■ WHAT THE TASK ASKS
Pick every line with "code" from the material below.
═════ DATA LINES
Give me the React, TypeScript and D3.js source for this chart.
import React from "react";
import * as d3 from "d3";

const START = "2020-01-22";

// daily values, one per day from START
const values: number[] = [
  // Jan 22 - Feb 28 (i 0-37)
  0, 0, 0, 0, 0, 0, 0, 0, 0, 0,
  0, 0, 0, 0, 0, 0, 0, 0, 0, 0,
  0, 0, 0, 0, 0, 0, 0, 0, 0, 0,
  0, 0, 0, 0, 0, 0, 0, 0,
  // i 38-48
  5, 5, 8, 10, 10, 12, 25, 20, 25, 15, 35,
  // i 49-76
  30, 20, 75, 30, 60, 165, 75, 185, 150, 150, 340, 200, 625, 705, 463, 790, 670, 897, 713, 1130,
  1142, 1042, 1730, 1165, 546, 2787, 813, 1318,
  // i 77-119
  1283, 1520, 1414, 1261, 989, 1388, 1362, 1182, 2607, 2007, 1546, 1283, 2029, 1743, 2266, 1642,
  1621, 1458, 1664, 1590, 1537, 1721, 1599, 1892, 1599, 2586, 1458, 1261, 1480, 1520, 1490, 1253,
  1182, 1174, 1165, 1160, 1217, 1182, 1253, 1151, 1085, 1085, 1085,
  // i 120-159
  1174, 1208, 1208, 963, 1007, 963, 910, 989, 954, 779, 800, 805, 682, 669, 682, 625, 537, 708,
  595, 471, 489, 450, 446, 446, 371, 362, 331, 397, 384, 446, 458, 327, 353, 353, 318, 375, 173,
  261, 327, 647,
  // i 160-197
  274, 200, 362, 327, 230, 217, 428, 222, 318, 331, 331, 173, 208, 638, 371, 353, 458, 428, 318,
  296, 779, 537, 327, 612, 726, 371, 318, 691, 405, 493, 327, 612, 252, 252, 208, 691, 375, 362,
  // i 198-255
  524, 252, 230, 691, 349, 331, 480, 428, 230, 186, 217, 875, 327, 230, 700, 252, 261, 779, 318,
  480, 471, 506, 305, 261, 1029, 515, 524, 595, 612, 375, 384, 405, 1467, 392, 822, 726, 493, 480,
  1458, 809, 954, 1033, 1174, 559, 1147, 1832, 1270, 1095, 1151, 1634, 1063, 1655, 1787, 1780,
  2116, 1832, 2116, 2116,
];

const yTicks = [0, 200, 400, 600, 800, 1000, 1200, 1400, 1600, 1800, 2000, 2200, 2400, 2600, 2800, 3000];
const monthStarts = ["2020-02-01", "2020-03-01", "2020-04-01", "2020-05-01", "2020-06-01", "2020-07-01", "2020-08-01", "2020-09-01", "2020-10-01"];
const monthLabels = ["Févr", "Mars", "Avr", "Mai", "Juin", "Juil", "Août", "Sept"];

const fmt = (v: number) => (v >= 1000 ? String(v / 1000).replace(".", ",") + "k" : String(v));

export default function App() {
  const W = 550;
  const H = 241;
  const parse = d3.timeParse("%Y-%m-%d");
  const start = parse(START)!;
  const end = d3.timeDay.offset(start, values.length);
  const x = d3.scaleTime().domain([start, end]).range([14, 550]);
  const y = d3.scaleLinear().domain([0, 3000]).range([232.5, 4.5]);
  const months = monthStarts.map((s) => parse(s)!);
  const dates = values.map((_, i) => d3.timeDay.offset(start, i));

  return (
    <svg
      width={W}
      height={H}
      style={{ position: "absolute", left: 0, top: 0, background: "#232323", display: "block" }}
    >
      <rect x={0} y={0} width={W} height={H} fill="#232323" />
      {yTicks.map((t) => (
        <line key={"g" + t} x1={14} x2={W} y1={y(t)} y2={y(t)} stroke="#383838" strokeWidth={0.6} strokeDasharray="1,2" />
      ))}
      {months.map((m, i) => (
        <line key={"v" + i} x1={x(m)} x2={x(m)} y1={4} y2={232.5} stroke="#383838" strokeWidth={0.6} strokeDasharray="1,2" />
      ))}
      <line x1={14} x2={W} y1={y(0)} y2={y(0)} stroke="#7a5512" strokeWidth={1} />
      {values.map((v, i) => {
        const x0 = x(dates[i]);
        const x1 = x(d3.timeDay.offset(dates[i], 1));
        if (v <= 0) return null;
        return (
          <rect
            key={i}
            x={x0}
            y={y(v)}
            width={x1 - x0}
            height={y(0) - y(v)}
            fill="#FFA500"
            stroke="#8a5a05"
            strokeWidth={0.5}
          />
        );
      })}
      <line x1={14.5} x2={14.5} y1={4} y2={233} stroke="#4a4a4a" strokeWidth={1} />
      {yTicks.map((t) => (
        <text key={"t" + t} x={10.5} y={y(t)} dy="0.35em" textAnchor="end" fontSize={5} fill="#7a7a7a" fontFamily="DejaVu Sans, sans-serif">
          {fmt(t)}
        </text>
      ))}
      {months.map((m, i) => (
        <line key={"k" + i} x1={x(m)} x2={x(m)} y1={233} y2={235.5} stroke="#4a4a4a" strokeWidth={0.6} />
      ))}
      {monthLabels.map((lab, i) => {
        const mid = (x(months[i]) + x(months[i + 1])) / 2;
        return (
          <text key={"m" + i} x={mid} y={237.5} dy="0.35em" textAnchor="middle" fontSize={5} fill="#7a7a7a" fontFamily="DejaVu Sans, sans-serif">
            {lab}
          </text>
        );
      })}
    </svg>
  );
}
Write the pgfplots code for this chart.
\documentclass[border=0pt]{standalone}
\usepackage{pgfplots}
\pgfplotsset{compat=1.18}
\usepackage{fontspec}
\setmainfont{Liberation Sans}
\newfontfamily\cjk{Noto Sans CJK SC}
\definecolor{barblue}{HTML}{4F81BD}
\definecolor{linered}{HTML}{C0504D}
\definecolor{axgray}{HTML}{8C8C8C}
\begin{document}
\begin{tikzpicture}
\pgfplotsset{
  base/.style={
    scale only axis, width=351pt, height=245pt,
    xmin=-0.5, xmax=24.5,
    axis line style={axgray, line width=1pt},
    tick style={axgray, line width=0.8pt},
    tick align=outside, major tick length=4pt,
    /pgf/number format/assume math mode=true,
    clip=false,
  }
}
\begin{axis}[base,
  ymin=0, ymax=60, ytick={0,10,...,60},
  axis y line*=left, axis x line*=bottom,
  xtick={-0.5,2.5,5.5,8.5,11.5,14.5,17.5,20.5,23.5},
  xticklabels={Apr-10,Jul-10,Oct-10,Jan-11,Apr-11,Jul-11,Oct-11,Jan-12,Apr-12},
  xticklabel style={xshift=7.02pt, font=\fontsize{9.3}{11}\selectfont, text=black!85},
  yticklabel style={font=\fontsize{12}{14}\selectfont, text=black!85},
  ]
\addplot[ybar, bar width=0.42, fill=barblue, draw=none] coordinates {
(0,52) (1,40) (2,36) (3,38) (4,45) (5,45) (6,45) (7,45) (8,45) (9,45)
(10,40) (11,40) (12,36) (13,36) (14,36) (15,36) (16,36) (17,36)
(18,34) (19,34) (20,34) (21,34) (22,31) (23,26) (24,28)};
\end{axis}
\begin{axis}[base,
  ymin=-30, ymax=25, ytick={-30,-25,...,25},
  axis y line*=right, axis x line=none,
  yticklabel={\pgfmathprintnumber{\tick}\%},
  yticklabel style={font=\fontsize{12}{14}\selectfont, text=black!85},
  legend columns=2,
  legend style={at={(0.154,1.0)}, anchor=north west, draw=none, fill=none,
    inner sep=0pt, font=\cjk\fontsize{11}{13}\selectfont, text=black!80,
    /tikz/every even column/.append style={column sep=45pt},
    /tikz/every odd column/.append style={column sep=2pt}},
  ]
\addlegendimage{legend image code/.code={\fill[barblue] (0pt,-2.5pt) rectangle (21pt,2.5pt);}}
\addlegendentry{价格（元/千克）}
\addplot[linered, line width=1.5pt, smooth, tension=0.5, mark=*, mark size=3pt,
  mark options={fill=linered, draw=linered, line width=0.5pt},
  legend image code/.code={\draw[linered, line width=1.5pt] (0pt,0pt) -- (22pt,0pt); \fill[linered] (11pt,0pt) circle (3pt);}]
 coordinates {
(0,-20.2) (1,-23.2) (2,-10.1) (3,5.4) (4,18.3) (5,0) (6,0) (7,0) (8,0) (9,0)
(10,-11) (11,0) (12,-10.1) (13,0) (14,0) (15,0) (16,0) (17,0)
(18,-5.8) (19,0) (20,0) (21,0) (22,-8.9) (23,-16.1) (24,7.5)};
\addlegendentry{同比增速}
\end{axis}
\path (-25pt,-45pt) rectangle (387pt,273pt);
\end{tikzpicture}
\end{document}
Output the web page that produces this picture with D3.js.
══════════
■ ANSWER FOR THE TASK
Write the pgfplots code for this chart.
\addlegendimage{legend image code/.code={\fill[barblue] (0pt,-2.5pt) rectangle (21pt,2.5pt);}}
  legend image code/.code={\draw[linered, line width=1.5pt] (0pt,0pt) -- (22pt,0pt); \fill[linered] (11pt,0pt) circle (3pt);}]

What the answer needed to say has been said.